## Start PROVIDED DATA
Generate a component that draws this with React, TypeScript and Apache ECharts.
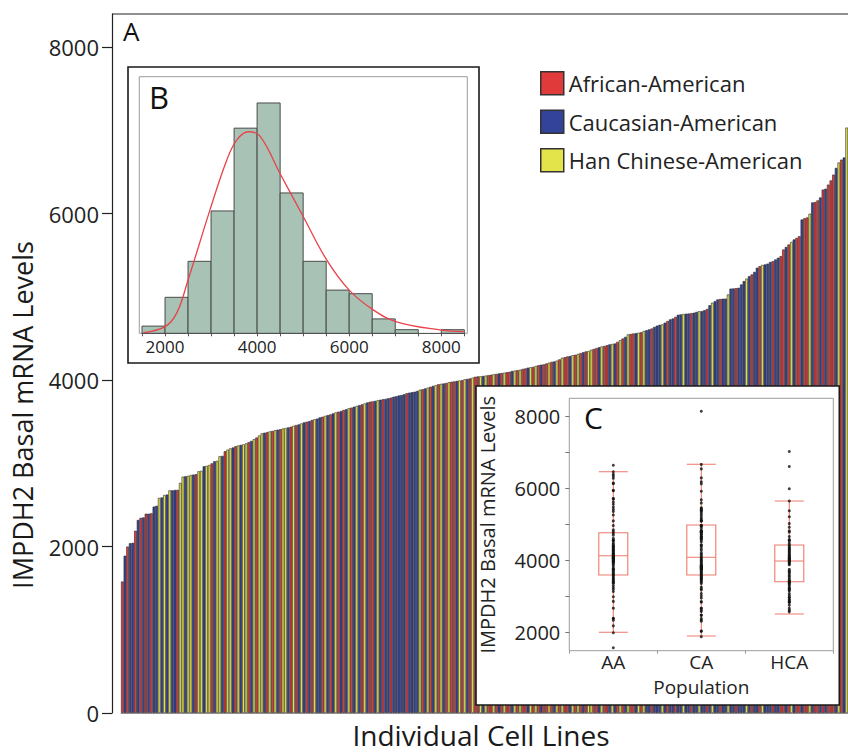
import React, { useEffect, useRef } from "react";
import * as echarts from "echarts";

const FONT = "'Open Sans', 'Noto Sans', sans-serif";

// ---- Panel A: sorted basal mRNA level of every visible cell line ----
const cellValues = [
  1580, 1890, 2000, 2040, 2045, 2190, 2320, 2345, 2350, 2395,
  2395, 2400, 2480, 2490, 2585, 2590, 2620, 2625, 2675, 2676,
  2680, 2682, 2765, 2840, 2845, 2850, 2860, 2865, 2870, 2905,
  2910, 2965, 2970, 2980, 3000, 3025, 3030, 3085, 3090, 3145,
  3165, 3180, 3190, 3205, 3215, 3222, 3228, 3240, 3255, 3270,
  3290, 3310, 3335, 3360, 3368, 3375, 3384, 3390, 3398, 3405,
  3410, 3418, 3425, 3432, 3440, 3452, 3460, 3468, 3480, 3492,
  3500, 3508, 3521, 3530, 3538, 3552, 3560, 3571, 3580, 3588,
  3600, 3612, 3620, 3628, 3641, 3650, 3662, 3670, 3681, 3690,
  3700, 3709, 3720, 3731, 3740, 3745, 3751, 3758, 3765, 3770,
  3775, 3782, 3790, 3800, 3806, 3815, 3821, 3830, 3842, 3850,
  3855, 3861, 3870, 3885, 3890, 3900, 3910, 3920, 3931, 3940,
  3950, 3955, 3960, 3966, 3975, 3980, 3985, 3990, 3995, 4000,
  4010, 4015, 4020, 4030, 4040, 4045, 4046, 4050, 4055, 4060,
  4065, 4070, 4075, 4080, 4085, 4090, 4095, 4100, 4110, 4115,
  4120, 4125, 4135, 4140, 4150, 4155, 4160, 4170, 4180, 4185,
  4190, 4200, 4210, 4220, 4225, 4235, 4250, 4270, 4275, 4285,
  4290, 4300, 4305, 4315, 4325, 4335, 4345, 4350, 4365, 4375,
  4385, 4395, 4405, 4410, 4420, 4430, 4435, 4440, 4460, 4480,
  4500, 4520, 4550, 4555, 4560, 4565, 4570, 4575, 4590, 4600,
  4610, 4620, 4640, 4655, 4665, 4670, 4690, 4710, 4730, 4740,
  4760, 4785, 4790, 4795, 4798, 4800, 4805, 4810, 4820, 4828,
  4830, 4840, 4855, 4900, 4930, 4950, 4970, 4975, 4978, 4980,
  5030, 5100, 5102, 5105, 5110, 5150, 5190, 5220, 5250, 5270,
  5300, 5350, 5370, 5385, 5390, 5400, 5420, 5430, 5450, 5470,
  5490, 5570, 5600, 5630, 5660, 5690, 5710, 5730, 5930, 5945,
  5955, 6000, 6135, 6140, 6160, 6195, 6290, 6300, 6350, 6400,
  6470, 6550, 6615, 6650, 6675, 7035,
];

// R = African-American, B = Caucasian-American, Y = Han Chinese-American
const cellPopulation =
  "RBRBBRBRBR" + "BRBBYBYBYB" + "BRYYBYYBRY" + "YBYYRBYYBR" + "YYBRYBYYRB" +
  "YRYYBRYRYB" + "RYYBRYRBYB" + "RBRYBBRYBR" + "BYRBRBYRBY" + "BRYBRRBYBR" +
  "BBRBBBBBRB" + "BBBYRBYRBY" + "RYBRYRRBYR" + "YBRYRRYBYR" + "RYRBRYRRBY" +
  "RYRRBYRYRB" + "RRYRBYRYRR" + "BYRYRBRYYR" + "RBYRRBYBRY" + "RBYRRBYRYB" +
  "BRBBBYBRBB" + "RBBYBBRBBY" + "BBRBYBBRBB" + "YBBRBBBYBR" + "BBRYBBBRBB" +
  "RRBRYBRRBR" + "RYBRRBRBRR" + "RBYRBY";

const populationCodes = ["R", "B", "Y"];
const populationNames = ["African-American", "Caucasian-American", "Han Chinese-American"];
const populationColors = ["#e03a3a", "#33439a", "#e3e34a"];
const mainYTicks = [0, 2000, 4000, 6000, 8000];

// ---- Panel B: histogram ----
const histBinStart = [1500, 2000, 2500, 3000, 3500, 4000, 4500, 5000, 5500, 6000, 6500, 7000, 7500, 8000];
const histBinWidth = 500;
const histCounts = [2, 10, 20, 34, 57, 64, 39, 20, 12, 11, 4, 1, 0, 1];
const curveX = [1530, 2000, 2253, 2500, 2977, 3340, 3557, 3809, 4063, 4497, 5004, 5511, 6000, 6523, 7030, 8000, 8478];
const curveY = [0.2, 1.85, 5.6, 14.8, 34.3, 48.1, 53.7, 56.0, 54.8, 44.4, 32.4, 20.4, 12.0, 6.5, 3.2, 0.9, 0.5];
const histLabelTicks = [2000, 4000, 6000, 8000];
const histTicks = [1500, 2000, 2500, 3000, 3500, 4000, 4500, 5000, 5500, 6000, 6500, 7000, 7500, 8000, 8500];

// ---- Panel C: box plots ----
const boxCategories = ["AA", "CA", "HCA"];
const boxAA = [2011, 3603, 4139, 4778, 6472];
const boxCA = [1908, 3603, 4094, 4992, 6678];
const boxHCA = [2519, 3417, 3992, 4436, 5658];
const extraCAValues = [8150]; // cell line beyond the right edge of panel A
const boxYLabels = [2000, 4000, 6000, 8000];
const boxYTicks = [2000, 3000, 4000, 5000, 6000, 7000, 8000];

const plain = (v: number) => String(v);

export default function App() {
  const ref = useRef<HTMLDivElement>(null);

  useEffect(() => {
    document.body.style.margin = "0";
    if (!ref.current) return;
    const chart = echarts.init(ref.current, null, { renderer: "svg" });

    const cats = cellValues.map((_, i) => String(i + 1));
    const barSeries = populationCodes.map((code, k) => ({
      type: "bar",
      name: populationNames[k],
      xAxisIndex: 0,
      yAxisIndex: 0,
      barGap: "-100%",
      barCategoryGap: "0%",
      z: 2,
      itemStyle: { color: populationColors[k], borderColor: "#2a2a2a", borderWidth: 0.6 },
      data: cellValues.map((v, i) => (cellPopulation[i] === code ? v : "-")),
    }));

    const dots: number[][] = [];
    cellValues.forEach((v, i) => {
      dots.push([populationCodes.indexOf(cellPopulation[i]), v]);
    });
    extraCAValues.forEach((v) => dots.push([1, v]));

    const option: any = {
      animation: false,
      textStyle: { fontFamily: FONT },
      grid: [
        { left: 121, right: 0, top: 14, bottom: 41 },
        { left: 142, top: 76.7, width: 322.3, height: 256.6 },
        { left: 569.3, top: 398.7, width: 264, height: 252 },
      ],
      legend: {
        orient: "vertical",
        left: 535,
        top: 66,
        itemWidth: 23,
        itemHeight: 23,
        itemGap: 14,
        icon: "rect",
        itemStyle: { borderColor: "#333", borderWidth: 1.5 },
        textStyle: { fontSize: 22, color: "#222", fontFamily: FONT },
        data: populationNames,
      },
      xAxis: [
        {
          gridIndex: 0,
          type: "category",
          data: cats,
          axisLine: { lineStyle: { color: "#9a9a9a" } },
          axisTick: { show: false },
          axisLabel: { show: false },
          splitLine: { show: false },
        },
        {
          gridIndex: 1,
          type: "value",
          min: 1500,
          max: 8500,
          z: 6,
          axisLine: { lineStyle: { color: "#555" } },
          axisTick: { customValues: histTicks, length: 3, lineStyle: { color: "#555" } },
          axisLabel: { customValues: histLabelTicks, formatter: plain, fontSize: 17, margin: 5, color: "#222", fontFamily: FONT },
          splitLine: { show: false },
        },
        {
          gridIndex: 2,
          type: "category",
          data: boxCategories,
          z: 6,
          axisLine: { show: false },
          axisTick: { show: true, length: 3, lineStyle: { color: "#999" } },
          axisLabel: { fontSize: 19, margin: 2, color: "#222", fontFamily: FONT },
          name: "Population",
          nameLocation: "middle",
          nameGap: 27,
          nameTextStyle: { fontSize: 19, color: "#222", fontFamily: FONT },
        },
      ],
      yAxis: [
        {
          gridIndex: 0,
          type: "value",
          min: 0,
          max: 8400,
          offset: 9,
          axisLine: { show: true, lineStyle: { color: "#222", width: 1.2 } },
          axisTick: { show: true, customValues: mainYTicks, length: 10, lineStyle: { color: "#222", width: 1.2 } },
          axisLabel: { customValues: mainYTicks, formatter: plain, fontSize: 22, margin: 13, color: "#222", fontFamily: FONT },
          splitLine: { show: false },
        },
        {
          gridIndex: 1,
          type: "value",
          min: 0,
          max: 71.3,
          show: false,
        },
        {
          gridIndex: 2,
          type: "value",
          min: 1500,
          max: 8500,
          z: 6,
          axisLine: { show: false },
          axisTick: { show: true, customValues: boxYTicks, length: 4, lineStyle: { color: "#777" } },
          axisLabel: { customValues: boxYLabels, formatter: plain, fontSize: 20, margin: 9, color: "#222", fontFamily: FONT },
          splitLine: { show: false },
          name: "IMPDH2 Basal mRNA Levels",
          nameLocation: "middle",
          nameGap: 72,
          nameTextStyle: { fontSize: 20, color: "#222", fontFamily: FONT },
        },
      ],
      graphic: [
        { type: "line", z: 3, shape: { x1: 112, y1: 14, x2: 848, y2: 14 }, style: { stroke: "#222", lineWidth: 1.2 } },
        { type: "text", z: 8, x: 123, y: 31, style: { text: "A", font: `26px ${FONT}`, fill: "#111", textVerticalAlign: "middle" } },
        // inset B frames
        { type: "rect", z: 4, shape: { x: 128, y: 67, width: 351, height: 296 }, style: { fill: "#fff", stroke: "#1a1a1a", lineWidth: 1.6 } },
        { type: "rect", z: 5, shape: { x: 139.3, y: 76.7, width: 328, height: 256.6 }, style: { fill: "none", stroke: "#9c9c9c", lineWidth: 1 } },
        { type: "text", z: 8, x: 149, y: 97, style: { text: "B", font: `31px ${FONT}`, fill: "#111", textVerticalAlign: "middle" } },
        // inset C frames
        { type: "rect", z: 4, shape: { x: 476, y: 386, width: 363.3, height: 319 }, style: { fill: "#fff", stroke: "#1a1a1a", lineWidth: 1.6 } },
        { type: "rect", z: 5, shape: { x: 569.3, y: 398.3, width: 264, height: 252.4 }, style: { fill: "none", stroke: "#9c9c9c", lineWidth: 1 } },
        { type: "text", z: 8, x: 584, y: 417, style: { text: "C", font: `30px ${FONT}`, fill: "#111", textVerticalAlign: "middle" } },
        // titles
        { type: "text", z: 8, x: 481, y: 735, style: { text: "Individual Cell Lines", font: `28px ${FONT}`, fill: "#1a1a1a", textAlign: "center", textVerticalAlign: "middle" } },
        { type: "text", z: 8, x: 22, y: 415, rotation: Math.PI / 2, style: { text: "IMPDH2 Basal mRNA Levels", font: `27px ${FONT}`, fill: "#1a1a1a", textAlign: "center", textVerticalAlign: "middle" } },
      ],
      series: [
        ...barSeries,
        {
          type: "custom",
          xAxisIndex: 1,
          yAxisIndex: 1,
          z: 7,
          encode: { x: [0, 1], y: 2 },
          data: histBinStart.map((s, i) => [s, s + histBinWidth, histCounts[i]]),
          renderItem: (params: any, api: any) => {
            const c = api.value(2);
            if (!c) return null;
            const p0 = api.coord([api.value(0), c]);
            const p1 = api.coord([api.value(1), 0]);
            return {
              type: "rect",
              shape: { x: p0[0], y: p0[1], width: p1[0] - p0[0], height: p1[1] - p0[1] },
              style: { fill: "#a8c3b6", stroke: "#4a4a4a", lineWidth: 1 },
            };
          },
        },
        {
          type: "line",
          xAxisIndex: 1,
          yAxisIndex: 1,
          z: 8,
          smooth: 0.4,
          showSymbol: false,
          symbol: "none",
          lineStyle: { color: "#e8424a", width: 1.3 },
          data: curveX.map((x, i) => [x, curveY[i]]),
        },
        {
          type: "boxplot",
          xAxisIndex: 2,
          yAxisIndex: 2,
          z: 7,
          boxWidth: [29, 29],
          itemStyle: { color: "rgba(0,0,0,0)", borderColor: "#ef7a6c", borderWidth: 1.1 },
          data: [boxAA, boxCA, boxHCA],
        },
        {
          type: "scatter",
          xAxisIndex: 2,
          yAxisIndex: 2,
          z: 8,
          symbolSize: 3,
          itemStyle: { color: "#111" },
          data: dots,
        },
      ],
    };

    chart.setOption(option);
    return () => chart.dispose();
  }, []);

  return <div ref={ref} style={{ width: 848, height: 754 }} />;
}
## End PROVIDED DATA
* [BRIEF]
Which lines contain "React"? Copy each of them.

* [SOLUTION TO THIS TASK]
Generate a component that draws this with React, TypeScript and Apache ECharts.
import React, { useEffect, useRef } from "react";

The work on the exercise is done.